As we watch and respond to this new administration’s first days, it seems almost an era ago that our #AvantMuseology symposia took place in Brooklyn and Minneapolis this past November.
With that in mind, we are very pleased to see ongoing thoughts on those generative, energized, and truly inspiring days.
A helicopter aims for I. M. Pei’s pyramid at the Louvre in a scene from Edge of Tomorrow (2014).
At Temporary Art Review, Genevieve Quick reviews the two-city symposium, reflecting on
The expansive conference of thirteen rigorous and engaging presentations [that] considered early Soviet attempts to use museums to craft a “better, more evolved human being” by making them more reflective of all aspects of life, in content and form.
Quick provides thoughtful analyses on speakers and institutions that presented, and others she imagined could have also responded to the themes of the symposium. In concluding thoughts she said the following of our collective roles as artists and institutions:
In the era of post-modernity, we have all come to acknowledge that museums and display are not neutral, which places tremendous and invigorating responsibilities upon our cultural institutions. Though not explicitly stated in the conference’s aims, the presentations suggested many ways that museums can use art to make sense of the world. With the symposium occurring within days of the election, the speakers and attendees were understandably unprepared to approach the prospects of a President-elect Trump. With shock and dread hanging in the atmosphere, now is the time that museums can lead the political and social conversations that are pressing, both both domestically and abroad.

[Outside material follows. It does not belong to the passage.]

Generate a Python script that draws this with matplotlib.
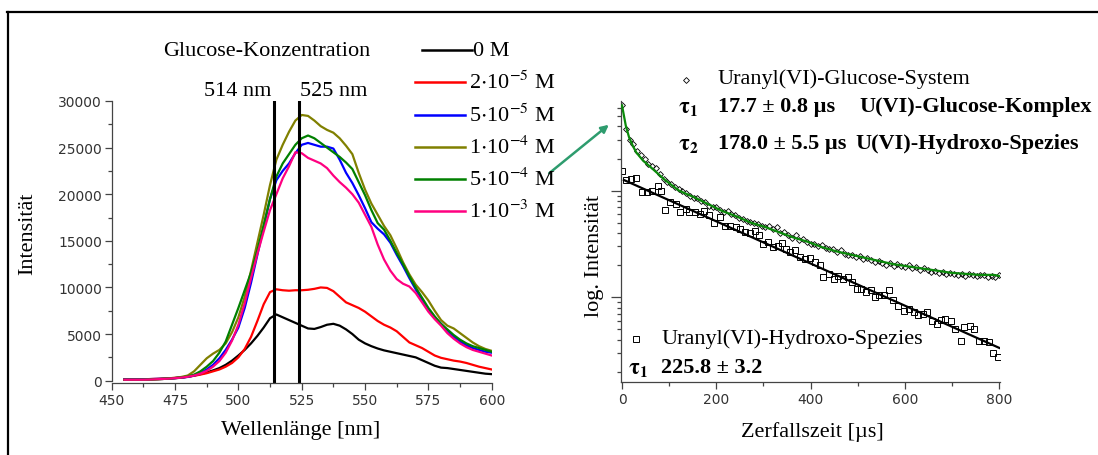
import numpy as np
import matplotlib
matplotlib.use("Agg")
import matplotlib.pyplot as plt
from matplotlib.lines import Line2D
from matplotlib.patches import FancyArrowPatch
from matplotlib.ticker import MultipleLocator, LogLocator, NullFormatter

plt.rcParams['font.family'] = ['Liberation Serif', 'DejaVu Serif']
plt.rcParams['mathtext.fontset'] = 'stix'

# ---- emission spectra (left) ----
wl = [455, 457.5, 460, 462.5, 465, 467.5, 470, 472.5, 475, 477.5,
      480, 482.5, 485, 487.5, 490, 492.5, 495, 497.5, 500, 502.5,
      505, 507.5, 510, 512.5, 515, 517.5, 520, 522.5, 525, 527.5,
      530, 532.5, 535, 537.5, 540, 542.5, 545, 547.5, 550, 552.5,
      555, 557.5, 560, 562.5, 565, 567.5, 570, 572.5, 575, 577.5,
      580, 582.5, 585, 587.5, 590, 592.5, 595, 597.5, 600]

i_0M = [100, 100, 100, 100, 120, 150, 180, 220, 260, 320,
        420, 550, 700, 880, 1100, 1350, 1700, 2150, 2700, 3300,
        4000, 4800, 5700, 6700, 7100, 6800, 6500, 6200, 5900, 5600,
        5550, 5750, 6000, 6100, 5900, 5500, 5000, 4400, 4000, 3700,
        3450, 3250, 3100, 2950, 2800, 2650, 2500, 2200, 1900, 1600,
        1400, 1350, 1250, 1150, 1050, 950, 850, 750, 700]
i_2e5 = [150, 150, 150, 150, 170, 200, 230, 260, 300, 350,
         420, 520, 650, 800, 1000, 1200, 1500, 1900, 2500, 3400,
         4700, 6400, 8200, 9500, 9800, 9700, 9650, 9700, 9700, 9750,
         9850, 10000, 9950, 9600, 9000, 8400, 8100, 7800, 7400, 6900,
         6400, 6000, 5700, 5300, 4700, 4100, 3800, 3500, 3100, 2700,
         2450, 2300, 2150, 2050, 1900, 1700, 1500, 1350, 1200]
i_5e5 = [150, 150, 150, 150, 170, 190, 210, 240, 280, 330,
         400, 550, 800, 1200, 1700, 2400, 3300, 4400, 5700, 7800,
         10500, 13500, 16500, 19500, 21500, 22500, 23300, 24400, 25300, 25500,
         25300, 25100, 25100, 24900, 23700, 22300, 21200, 19900, 18500, 17000,
         16300, 15700, 14800, 13500, 12300, 11000, 9800, 8700, 7700, 6800,
         6100, 5400, 4700, 4200, 3800, 3500, 3300, 3100, 3000]
i_1e4 = [100, 100, 100, 100, 130, 160, 200, 250, 300, 400,
         550, 1000, 1700, 2400, 2900, 3300, 4000, 5200, 6800, 9000,
         11800, 14800, 17800, 21000, 23700, 25300, 26700, 27900, 28500, 28400,
         27900, 27300, 26900, 26600, 26000, 25200, 24300, 22300, 20500, 19000,
         17800, 16600, 15600, 14200, 12700, 11400, 10300, 9500, 8600, 7500,
         6500, 5900, 5600, 5100, 4600, 4100, 3700, 3400, 3200]
i_5e4 = [100, 100, 100, 100, 120, 150, 180, 230, 280, 350,
         450, 650, 1000, 1500, 2100, 3000, 4200, 6000, 7800, 9700,
         11600, 14000, 16700, 19500, 21900, 23300, 24300, 25300, 26000, 26300,
         26000, 25500, 25000, 24500, 24000, 23400, 22700, 21300, 19900, 18300,
         16900, 16200, 15000, 13700, 12500, 11200, 10000, 8900, 7800, 6900,
         6100, 5500, 4900, 4400, 4000, 3700, 3500, 3300, 3100]
i_1e3 = [100, 100, 100, 100, 120, 150, 180, 220, 270, 330,
         420, 550, 750, 1050, 1500, 2100, 3000, 4300, 6000, 8300,
         11000, 13600, 16000, 18300, 20000, 21700, 23000, 24500, 24400, 23900,
         23600, 23300, 22800, 22000, 21300, 20700, 20000, 19100, 17800, 16500,
         14600, 13000, 11800, 10900, 10400, 10100, 9400, 8400, 7400, 6600,
         5900, 5100, 4500, 4000, 3600, 3300, 3100, 2900, 2700]

spectra = [i_0M, i_2e5, i_5e5, i_1e4, i_5e4, i_1e3]
conc_labels = ['0 M', r'2$\cdot$10$^{-5}$ M', r'5$\cdot$10$^{-5}$ M',
               r'1$\cdot$10$^{-4}$ M', r'5$\cdot$10$^{-4}$ M', r'1$\cdot$10$^{-3}$ M']
colors = ['#000000', '#ff0000', '#0000ff', '#808000', '#008000', '#ff0080']
peak_lines = [514, 524]

# ---- decay (right), log10 of intensity ----
t_sys = [0, 8, 16, 24, 32, 40, 48, 56, 64, 72, 80, 88, 96, 104, 112, 120,
         128, 136, 144, 152, 160, 168, 176, 184, 192, 200, 208, 216, 224, 232,
         240, 248, 256, 264, 272, 280, 288, 296, 304, 312, 320, 328, 336, 344,
         352, 360, 368, 376, 384, 392, 400, 408, 416, 424, 432, 440, 448, 456,
         464, 472, 480, 488, 496, 504, 512, 520, 528, 536, 544, 552, 560, 568,
         576, 584, 592, 600, 608, 616, 624, 632, 640, 648, 656, 664, 672, 680,
         688, 696, 704, 712, 720, 728, 736, 744, 752, 760, 768, 776, 784, 792, 800]
log_sys = [4.80, 4.58, 4.48, 4.44, 4.37, 4.33, 4.30, 4.25, 4.23, 4.21, 4.16, 4.11,
           4.08, 4.06, 4.03, 4.02, 4.00, 3.98, 3.95, 3.93, 3.93, 3.90, 3.89, 3.86,
           3.85, 3.85, 3.82, 3.80, 3.81, 3.78, 3.77, 3.74, 3.73, 3.72, 3.71, 3.70,
           3.69, 3.67, 3.66, 3.67, 3.64, 3.66, 3.60, 3.61, 3.58, 3.56, 3.58, 3.54,
           3.55, 3.52, 3.50, 3.50, 3.48, 3.49, 3.46, 3.45, 3.45, 3.42, 3.44, 3.41,
           3.40, 3.40, 3.38, 3.39, 3.36, 3.37, 3.35, 3.33, 3.34, 3.32, 3.30, 3.32,
           3.29, 3.31, 3.29, 3.28, 3.30, 3.27, 3.28, 3.26, 3.27, 3.26, 3.24, 3.25,
           3.23, 3.24, 3.22, 3.23, 3.22, 3.21, 3.22, 3.20, 3.22, 3.21, 3.20, 3.21,
           3.21, 3.19, 3.20, 3.19, 3.21]

t_fit_sys = [0, 8, 15, 23, 30, 45, 61, 76, 91, 106, 121, 152, 182, 212, 242, 273,
             303, 333, 364, 394, 424, 455, 485, 515, 545, 576, 606, 636, 667, 697,
             727, 757, 788, 800]
log_fit_sys = [4.80, 4.61, 4.50, 4.42, 4.36, 4.28, 4.22, 4.16, 4.10, 4.05, 4.00,
               3.94, 3.875, 3.81, 3.76, 3.70, 3.66, 3.61, 3.56, 3.52, 3.47, 3.43,
               3.40, 3.37, 3.34, 3.31, 3.29, 3.27, 3.25, 3.23, 3.22, 3.21, 3.21, 3.20]

t_hyd = [0, 8, 19, 30, 42, 53, 64, 76, 82, 91, 102, 114, 123, 135, 142, 154, 165,
         173, 184, 195, 207, 218, 230, 241, 250, 260, 271, 283, 290, 299, 309, 320,
         330, 339, 348, 356, 366, 377, 389, 398, 409, 419, 427, 439, 449, 457, 468,
         480, 487, 498, 506, 517, 529, 536, 546, 555, 567, 574, 586, 597, 608, 620,
         627, 639, 646, 658, 667, 677, 686, 697, 707, 718, 726, 737, 746, 758, 767,
         779, 786, 798]
log_hyd = [4.18, 4.10, 4.11, 4.12, 3.99, 3.99, 4.00, 4.04, 4.00, 3.82, 3.89, 3.875,
           3.80, 3.83, 3.80, 3.80, 3.78, 3.81, 3.77, 3.70, 3.75, 3.67, 3.67, 3.66,
           3.64, 3.61, 3.60, 3.625, 3.58, 3.50, 3.52, 3.47, 3.48, 3.51, 3.45, 3.42,
           3.44, 3.375, 3.36, 3.37, 3.33, 3.30, 3.19, 3.22, 3.17, 3.20, 3.17, 3.19,
           3.14, 3.08, 3.08, 3.05, 3.07, 3.00, 3.02, 3.02, 3.07, 2.97, 2.92, 2.875,
           2.89, 2.86, 2.83, 2.84, 2.86, 2.78, 2.75, 2.79, 2.80, 2.78, 2.70, 2.59,
           2.72, 2.73, 2.70, 2.59, 2.59, 2.58, 2.48, 2.44]

t_fit_hyd = [4, 800]
log_fit_hyd = [4.10, 2.525]

W, H = 1098, 456
fig = plt.figure(figsize=(W / 100, H / 100), dpi=100)


def fx(px):
    return px / W


def fy(py):
    return 1 - py / H


tick_col = '#333333'

# ---------------- left panel ----------------
ax1 = fig.add_axes([fx(111.7), fy(384), (491.7 - 111.7) / W, (384 - 102) / H])
for y, c in zip(spectra, colors):
    ax1.plot(wl, y, color=c, lw=1.6)
for x in peak_lines:
    ax1.plot([x, x], [0, 30000], color='black', lw=2.2)
ax1.set_xlim(450, 600)
ax1.set_ylim(-250, 30000)
ax1.xaxis.set_major_locator(MultipleLocator(25))
ax1.xaxis.set_minor_locator(MultipleLocator(12.5))
ax1.yaxis.set_major_locator(MultipleLocator(5000))
ax1.yaxis.set_minor_locator(MultipleLocator(2500))
ax1.spines['top'].set_visible(False)
ax1.spines['right'].set_visible(False)
ax1.spines['left'].set_bounds(0, 30000)

# ---------------- right panel ----------------
ax2 = fig.add_axes([fx(620.6), fy(383), (1000.2 - 620.6) / W, (383 - 101.7) / H])
ax2.set_yscale('log')
ax2.plot(t_sys, 10 ** np.array(log_sys), ls='none', marker='D', ms=3.0,
         mfc='none', mec='black', mew=0.6, zorder=2)
ax2.plot(t_hyd, 10 ** np.array(log_hyd), ls='none', marker='s', ms=4.6,
         mfc='none', mec='black', mew=0.7, zorder=2)
ax2.plot(t_fit_sys, 10 ** np.array(log_fit_sys), color='#0a8a0a', lw=1.6, zorder=3)
ax2.plot(t_fit_hyd, 10 ** np.array(log_fit_hyd), color='black', lw=1.6, zorder=3)
ax2.set_xlim(-3, 802)
ax2.set_ylim(10 ** 2.205, 10 ** 4.844)
ax2.xaxis.set_major_locator(MultipleLocator(200))
ax2.xaxis.set_minor_locator(MultipleLocator(100))
ax2.yaxis.set_major_locator(LogLocator(base=10, numticks=10))
ax2.yaxis.set_minor_locator(LogLocator(base=10, subs=np.arange(2, 10), numticks=10))
ax2.yaxis.set_major_formatter(NullFormatter())
ax2.yaxis.set_minor_formatter(NullFormatter())
ax2.spines['top'].set_visible(False)
ax2.spines['right'].set_visible(False)

for ax in (ax1, ax2):
    for s in ('left', 'bottom'):
        ax.spines[s].set_color('#444444')
        ax.spines[s].set_linewidth(0.9)
    ax.tick_params(which='major', direction='out', length=5, width=0.9,
                   color='#444444', labelsize=10, labelcolor=tick_col,
                   labelfontfamily='DejaVu Sans', pad=2)
    ax.tick_params(which='minor', direction='out', length=3, width=0.9,
                   color='#444444')
ax2.tick_params(axis='y', which='major', length=7)

# ---------------- texts ----------------
fs = 16
fig.text(fx(28), fy(234), 'Intensität', rotation=90, ha='center', va='center', fontsize=fs)
fig.text(fx(301), fy(431), 'Wellenlänge [nm]', ha='center', va='center', fontsize=fs)
fig.text(fx(266.5), fy(51), 'Glucose-Konzentration', ha='center', va='center', fontsize=fs)
fig.text(fx(271.5), fy(91), '514 nm', ha='right', va='center', fontsize=fs)
fig.text(fx(300), fy(91), '525 nm', ha='left', va='center', fontsize=fs)

leg_y = [51, 83, 115.5, 148, 180, 212]
for k, (lab, c, yy) in enumerate(zip(conc_labels, colors, leg_y)):
    x0, x1, xt = (421.5, 471.5, 473) if k == 0 else (415, 465, 469)
    fig.add_artist(Line2D([fx(x0), fx(x1)], [fy(yy), fy(yy)], color=c, lw=1.8,
                          transform=fig.transFigure))
    fig.text(fx(xt), fy(yy), lab, ha='left', va='center', fontsize=fs)

fig.text(fx(594), fy(256), 'log. Intensität', rotation=90, ha='center', va='center', fontsize=fs)
fig.text(fx(812), fy(432), 'Zerfallszeit [µs]', ha='center', va='center', fontsize=fs)

fig.add_artist(Line2D([fx(686)], [fy(81)], marker='D', ms=3.0, mfc='none', mec='black',
                      mew=0.6, ls='none', transform=fig.transFigure))
fig.text(fx(718), fy(79), 'Uranyl(VI)-Glucose-System', ha='left', va='center', fontsize=fs)
fig.text(fx(678), fy(110), r'$\mathbf{\tau_1}$', ha='left', va='center', fontsize=fs)
fig.text(fx(718), fy(107), '17.7 ± 0.8 µs', ha='left', va='center', fontsize=fs, weight='bold')
fig.text(fx(859), fy(107), 'U(VI)-Glucose-Komplex', ha='left', va='center', fontsize=fs, weight='bold')
fig.text(fx(678), fy(147), r'$\mathbf{\tau_2}$', ha='left', va='center', fontsize=fs)
fig.text(fx(718), fy(144), '178.0 ± 5.5 µs', ha='left', va='center', fontsize=fs, weight='bold')
fig.text(fx(855), fy(144), 'U(VI)-Hydroxo-Spezies', ha='left', va='center', fontsize=fs, weight='bold')

fig.add_artist(Line2D([fx(636)], [fy(340)], marker='s', ms=4.6, mfc='none', mec='black',
                      mew=0.7, ls='none', transform=fig.transFigure))
fig.text(fx(662), fy(339), 'Uranyl(VI)-Hydroxo-Spezies', ha='left', va='center', fontsize=fs)
fig.text(fx(628), fy(371), r'$\mathbf{\tau_1}$', ha='left', va='center', fontsize=fs)
fig.text(fx(661), fy(368), '225.8 ± 3.2', ha='left', va='center', fontsize=fs, weight='bold')

# arrow and frame
fig.add_artist(FancyArrowPatch((fx(547), fy(176)), (fx(611), fy(124)),
                               transform=fig.transFigure, arrowstyle='-|>',
                               mutation_scale=11, color='#2e9c6e', lw=1.8))
fig.add_artist(Line2D([fx(7), fx(1098)], [fy(13), fy(13)], color='black', lw=1.6,
                      transform=fig.transFigure))
fig.add_artist(Line2D([fx(8), fx(8)], [fy(13), fy(456)], color='black', lw=1.6,
                      transform=fig.transFigure))

fig.savefig('out.png', dpi=100)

William Harris for Full Stop included the following remarks in his thorough, edifying take on the culminating two days of the Avant Museology symposium at the Walker Art Center:
“The museum of contemporary art might very well be the most advanced recording device ever invented,” the introductory speaker told the crowd at the Walker. The symposium’s opening remarks revolved around museums and their social role, but midway through they sharpened: “What can art contribute to the struggle against nationalism, racism, and fascism?”

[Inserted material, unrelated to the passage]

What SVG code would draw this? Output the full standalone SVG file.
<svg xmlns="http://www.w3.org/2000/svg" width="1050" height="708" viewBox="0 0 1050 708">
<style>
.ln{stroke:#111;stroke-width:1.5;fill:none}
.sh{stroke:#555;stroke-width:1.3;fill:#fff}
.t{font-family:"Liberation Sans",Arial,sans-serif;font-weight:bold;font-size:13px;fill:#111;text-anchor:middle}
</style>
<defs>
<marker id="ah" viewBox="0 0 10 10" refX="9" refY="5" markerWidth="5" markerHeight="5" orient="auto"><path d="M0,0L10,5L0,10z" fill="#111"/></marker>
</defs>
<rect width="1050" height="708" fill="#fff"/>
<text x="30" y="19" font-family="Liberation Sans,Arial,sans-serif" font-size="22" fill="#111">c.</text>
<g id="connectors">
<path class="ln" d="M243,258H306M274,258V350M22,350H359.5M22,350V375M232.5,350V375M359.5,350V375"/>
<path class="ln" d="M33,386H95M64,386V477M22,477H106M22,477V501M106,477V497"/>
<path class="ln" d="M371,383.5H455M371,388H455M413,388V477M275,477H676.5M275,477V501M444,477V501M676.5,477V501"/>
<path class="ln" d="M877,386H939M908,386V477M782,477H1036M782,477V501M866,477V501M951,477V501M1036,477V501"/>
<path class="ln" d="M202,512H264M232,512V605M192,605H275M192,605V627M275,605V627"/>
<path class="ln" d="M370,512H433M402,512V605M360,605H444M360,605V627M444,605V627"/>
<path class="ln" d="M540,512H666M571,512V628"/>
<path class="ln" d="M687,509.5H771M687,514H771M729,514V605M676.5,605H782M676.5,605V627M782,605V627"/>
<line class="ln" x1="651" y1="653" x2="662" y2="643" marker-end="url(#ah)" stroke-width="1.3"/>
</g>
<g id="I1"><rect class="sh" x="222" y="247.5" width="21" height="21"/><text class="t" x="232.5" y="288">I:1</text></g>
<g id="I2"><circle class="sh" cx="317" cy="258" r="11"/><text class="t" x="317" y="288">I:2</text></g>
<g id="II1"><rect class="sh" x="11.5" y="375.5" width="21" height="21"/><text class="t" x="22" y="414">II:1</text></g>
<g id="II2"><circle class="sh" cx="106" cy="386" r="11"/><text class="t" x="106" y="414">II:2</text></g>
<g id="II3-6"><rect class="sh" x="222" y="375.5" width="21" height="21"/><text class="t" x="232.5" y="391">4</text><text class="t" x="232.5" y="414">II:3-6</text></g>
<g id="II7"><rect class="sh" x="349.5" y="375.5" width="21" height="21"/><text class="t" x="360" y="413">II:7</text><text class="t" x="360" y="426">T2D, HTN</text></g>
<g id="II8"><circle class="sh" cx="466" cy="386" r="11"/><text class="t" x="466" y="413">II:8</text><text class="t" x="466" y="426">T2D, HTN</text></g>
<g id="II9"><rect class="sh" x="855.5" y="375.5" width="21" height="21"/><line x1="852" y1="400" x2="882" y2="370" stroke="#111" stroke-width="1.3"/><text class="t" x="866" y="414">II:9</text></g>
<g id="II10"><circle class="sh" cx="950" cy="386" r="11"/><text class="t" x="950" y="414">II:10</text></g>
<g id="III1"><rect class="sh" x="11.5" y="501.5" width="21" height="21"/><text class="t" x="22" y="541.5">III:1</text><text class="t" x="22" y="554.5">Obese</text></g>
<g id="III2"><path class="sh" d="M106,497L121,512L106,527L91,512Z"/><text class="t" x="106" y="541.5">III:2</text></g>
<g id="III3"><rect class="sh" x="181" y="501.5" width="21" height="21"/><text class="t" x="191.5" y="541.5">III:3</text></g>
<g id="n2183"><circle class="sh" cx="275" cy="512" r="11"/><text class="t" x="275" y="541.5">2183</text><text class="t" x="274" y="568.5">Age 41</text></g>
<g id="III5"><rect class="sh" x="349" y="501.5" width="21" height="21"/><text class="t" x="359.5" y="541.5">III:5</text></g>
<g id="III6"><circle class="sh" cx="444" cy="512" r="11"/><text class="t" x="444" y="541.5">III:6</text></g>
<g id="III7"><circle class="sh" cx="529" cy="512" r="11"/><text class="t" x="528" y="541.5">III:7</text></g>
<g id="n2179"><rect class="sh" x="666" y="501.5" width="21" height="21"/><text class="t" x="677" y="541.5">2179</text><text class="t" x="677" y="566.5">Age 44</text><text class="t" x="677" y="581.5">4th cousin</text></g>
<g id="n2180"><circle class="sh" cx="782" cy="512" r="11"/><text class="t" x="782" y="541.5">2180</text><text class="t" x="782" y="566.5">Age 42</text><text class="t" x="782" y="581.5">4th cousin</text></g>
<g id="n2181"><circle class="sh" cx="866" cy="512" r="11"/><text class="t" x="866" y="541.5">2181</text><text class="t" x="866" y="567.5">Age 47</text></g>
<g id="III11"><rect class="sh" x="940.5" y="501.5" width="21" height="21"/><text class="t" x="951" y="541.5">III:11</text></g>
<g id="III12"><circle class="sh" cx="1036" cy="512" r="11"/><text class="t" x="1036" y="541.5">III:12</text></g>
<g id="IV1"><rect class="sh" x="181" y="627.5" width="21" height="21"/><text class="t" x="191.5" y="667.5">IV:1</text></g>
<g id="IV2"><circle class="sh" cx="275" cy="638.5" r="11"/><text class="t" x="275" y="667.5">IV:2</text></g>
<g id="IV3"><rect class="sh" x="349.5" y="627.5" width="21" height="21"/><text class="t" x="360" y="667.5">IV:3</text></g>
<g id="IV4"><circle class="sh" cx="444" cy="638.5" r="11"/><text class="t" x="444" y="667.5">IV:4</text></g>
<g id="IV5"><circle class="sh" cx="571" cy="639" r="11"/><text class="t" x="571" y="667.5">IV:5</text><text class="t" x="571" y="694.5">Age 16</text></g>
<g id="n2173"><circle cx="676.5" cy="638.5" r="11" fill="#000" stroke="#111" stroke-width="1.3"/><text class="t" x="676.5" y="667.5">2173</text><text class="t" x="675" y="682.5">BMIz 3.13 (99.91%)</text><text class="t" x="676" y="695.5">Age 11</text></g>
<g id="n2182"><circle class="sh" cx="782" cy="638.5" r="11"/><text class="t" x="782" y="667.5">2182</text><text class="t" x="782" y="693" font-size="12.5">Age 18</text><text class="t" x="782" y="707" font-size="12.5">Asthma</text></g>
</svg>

As the talks carried on, the election neither vanished nor took center stage. Unlike so much else of the past weeks, it didn’t muddy or embarrass the topic at hand. Instead the study of contemporary art museums and their radical potential acted as an oblique looking glass, refracting the disaster of the day through an odd set of contexts and histories, some long and global in perspective, others slim reminders of Trumpism’s promise to impact things thought marginal and distanced. The mushrooming of global art, saturated by finance capital and saturating the world with gleaming, enormous museums, has already made for a convulsive landscape, one easily caricatured: jet setting elites bouncing from festival to gala, stowing sculptures in foreign tax havens and presiding over the privatization of an art world that has come to stand for the corruptions of globalization. Amid this display of transnational excess, what will this latest shock entail? How will art museums respond to Trump’s tetrad of money, populism, racism, and spectacle?
João Enxuto and Erica Love continued on from their live coverage of the symposia on this platform, in the form of a text on the Walker Art Center’s blog that bridges Avant Museology and ArtStrike.
They ask, “What will the relationship between art museums and their publics look like following recent global events like Brexit and the US elections?” Read their full essay here.
May the discussions and actions continue on heartily in the coming months and years.